1,  Patronage on both Egged buses and the Light Rail is up, but not all the way to pre-7 Oct. levels.

2,  On one occasion when sirens were heard, our teacher asked all four of us students to move to what is considered the safe area of the building, a stairway without windows surrounded by stone walls.  Nothing happened, and we returned to the study room (Beit HaMidrash).

3.  The November issue the Light Railway Transit Association (I just might be their oldest member and have been one for about 71 or 72 years, www lrta.org), Trams & Urban Transit, has some details on the 132 new light rail cars that will serve the new Blue Line  that will bring light rail service to the Hebrew University, Givat Saphadit/French Hill, the Malcha area, and the original Jerusalem Railway Station, now a cultural center with a theatre adjacent.  A logical externsion from its Malcha southern terminal would be as an interurban over the original Jerusalem railway line, being maintained but not in service, to Beit Shemesh,

The new 132 cars will built by PESA in Poland.  For comparison, the operating Red Line originally operated by Citypass and now by Caphir, has 48 cars of similar length, and pre-7 Oct. carried 140,000 passenger journeys each weekday.

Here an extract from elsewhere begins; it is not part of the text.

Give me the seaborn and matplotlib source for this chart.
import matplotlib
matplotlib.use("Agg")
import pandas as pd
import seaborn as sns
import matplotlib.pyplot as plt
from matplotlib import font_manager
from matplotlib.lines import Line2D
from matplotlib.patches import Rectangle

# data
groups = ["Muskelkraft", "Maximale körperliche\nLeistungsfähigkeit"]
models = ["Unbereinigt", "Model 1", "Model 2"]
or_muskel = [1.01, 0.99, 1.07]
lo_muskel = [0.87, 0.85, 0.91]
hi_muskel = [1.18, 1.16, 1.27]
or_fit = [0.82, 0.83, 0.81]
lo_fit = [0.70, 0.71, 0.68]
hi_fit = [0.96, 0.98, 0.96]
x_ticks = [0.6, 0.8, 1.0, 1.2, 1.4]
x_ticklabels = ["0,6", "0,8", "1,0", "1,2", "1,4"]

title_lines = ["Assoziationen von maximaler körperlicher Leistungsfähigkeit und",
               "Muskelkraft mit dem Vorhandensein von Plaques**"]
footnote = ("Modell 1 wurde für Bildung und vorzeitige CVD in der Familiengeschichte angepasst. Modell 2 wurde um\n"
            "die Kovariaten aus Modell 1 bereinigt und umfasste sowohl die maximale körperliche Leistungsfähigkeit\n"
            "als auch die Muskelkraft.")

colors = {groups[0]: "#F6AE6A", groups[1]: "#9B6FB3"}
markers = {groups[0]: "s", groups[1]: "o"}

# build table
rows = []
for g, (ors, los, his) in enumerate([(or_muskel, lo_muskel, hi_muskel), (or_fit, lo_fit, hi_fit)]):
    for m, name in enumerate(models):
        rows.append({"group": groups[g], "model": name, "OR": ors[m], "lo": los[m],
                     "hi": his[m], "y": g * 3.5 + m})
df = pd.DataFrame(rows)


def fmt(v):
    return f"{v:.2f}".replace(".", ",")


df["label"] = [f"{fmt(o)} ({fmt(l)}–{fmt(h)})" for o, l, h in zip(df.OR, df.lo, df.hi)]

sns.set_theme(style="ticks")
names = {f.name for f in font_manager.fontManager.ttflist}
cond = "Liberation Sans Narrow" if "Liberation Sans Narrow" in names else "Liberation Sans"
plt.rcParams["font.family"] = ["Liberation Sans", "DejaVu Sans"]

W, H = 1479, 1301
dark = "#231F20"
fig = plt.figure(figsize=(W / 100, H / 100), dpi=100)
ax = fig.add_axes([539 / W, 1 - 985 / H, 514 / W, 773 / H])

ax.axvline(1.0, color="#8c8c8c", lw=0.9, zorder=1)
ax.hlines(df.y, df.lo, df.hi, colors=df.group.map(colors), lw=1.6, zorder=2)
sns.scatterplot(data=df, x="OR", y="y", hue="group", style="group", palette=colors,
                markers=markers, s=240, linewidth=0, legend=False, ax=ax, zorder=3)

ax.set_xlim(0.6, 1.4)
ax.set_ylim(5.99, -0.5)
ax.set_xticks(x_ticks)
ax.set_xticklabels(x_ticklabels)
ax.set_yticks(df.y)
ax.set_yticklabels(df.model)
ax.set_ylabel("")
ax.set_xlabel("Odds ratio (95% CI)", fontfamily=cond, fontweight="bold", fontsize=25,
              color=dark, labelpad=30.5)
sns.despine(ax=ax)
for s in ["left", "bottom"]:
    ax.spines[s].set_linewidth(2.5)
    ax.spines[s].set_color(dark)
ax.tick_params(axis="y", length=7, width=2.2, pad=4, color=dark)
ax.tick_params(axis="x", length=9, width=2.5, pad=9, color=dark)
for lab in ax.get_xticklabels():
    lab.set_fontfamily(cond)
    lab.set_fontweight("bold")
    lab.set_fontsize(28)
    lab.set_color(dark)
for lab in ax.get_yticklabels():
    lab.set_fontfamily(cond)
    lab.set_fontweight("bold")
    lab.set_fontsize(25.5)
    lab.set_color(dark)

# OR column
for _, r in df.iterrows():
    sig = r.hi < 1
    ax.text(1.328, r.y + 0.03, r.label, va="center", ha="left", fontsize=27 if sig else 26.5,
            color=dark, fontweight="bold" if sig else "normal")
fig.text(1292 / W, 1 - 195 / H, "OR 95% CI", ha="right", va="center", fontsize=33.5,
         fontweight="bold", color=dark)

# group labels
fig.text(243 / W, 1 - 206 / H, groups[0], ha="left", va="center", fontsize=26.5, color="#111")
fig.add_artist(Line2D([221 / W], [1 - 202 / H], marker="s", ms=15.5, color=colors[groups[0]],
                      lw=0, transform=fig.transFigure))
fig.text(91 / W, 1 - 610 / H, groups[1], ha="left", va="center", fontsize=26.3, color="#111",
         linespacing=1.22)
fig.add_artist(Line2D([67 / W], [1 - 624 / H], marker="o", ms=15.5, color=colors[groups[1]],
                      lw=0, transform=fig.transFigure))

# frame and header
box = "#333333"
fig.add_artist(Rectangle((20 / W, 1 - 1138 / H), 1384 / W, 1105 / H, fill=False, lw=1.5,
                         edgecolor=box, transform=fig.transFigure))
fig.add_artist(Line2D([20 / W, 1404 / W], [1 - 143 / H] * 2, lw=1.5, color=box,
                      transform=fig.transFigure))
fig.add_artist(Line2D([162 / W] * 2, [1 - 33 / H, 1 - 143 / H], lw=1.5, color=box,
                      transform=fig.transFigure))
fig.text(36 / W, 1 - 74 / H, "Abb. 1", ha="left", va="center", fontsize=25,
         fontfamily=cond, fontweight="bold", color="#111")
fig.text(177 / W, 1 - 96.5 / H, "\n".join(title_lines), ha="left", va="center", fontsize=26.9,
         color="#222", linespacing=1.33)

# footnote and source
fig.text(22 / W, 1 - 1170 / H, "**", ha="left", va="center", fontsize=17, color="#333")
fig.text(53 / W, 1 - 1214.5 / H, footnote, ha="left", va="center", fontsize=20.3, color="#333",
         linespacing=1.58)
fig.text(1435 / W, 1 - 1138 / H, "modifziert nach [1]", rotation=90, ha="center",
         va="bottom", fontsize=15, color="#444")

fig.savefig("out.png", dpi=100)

The 48 Alstom Civitas cars are all double-ended, with drivers cabs at both ends.  But except for preliminary initial testing, they operate only in 2-car trains.  This  means that there is both unnecessay equioment and space wasted.  They have 12 wheels, all powered, with three body sections having the trucks\bogies  (4-wheels) below (low floors possible because the wheels protrude into the spaces under the back-back seats), and two additional body sections are suspended between the sections with trucks/bogies.

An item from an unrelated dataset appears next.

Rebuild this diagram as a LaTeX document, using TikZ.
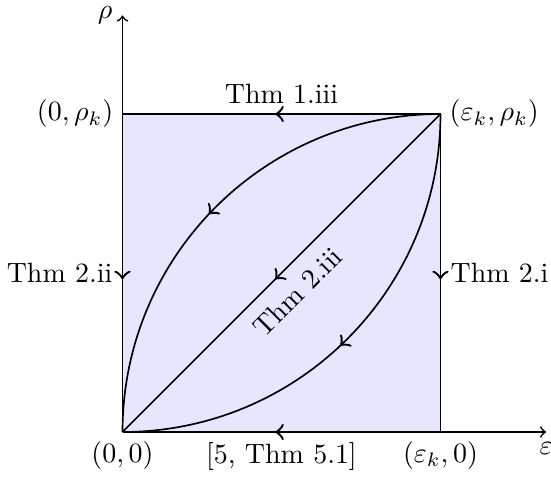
\documentclass[tikz,border=0pt]{standalone}
\usepackage{amsmath,amssymb}
\usetikzlibrary{arrows.meta, decorations.markings}
\definecolor{regionfill}{RGB}{230,230,255}

\begin{document}
\begin{tikzpicture}[
  >=to, semithick,
  midarrow/.style={postaction={decorate},
                   decoration={markings, mark=at position 0.52 with {\arrow[scale=1.4]{>}}}},
  corner/.style={inner sep=3pt},
]
\useasboundingbox (-1.541,-0.579) rectangle (5.39,5.434);
\coordinate (O)  at (0,0);
\coordinate (E)  at (4,0);
\coordinate (R)  at (0,4);
\coordinate (K)  at (4,4);
\coordinate (xend) at (5.33,0);
\coordinate (yend) at (0,5.24);
\fill[regionfill] (O) rectangle (K);
% axes
\draw[->] (O) -- (xend) node[below] (xlab) {$\varepsilon$};
\draw[->] (O) -- (yend) node[left] (ylab) {$\rho$};
% corners
\node[corner, below] (lO) at (O) {$(0,0)$};
\node[corner, below] (lE) at (E) {$(\varepsilon_k,0)$};
\node[corner, left]  (lR) at (R) {$(0,\rho_k)$};
\node[corner, right] (lK) at (K) {$(\varepsilon_k,\rho_k)$};
% edges of the square
\draw[midarrow] (K) -- node[above] (t1) {Thm 1.iii} (R);
\draw[midarrow] (R) -- node[left] (t2) {Thm 2.ii} (O);
\draw[midarrow] (K) -- node[right] (t3) {Thm 2.i} (E);
\draw[midarrow] (E) -- node[below] (t4) {[5, Thm 5.1]} (O);
% inner paths
\draw[midarrow] (K) -- node[sloped, below, pos=0.505, inner sep=5pt] (t5) {Thm 2.iii} (O);
\draw[midarrow] (K) arc[start angle=90, end angle=180, radius=4];
\draw[midarrow] (K) arc[start angle=0, end angle=-90, radius=4];
\end{tikzpicture}
\end{document}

The PESA cars will slso be low-floor, but with 16 wheels, four trucks, and three body sections.  Two trucks/bogies will be under the body section at the front and rear and two under the middle section.  They are single-ended, and so should have greater capacity than the Red Line cars, and will operate back-to-back.    

  • Member since
    June 2002
  • 20,015 posts
Posted by daveklepper on Tuesday, December 5, 2023 1:05 PM

A correction has been made to the previous posting.  The two middle trucks are both under the center body section, not underr the joints.  This means that the inner ends of the outer body sections are suspended from the middle section.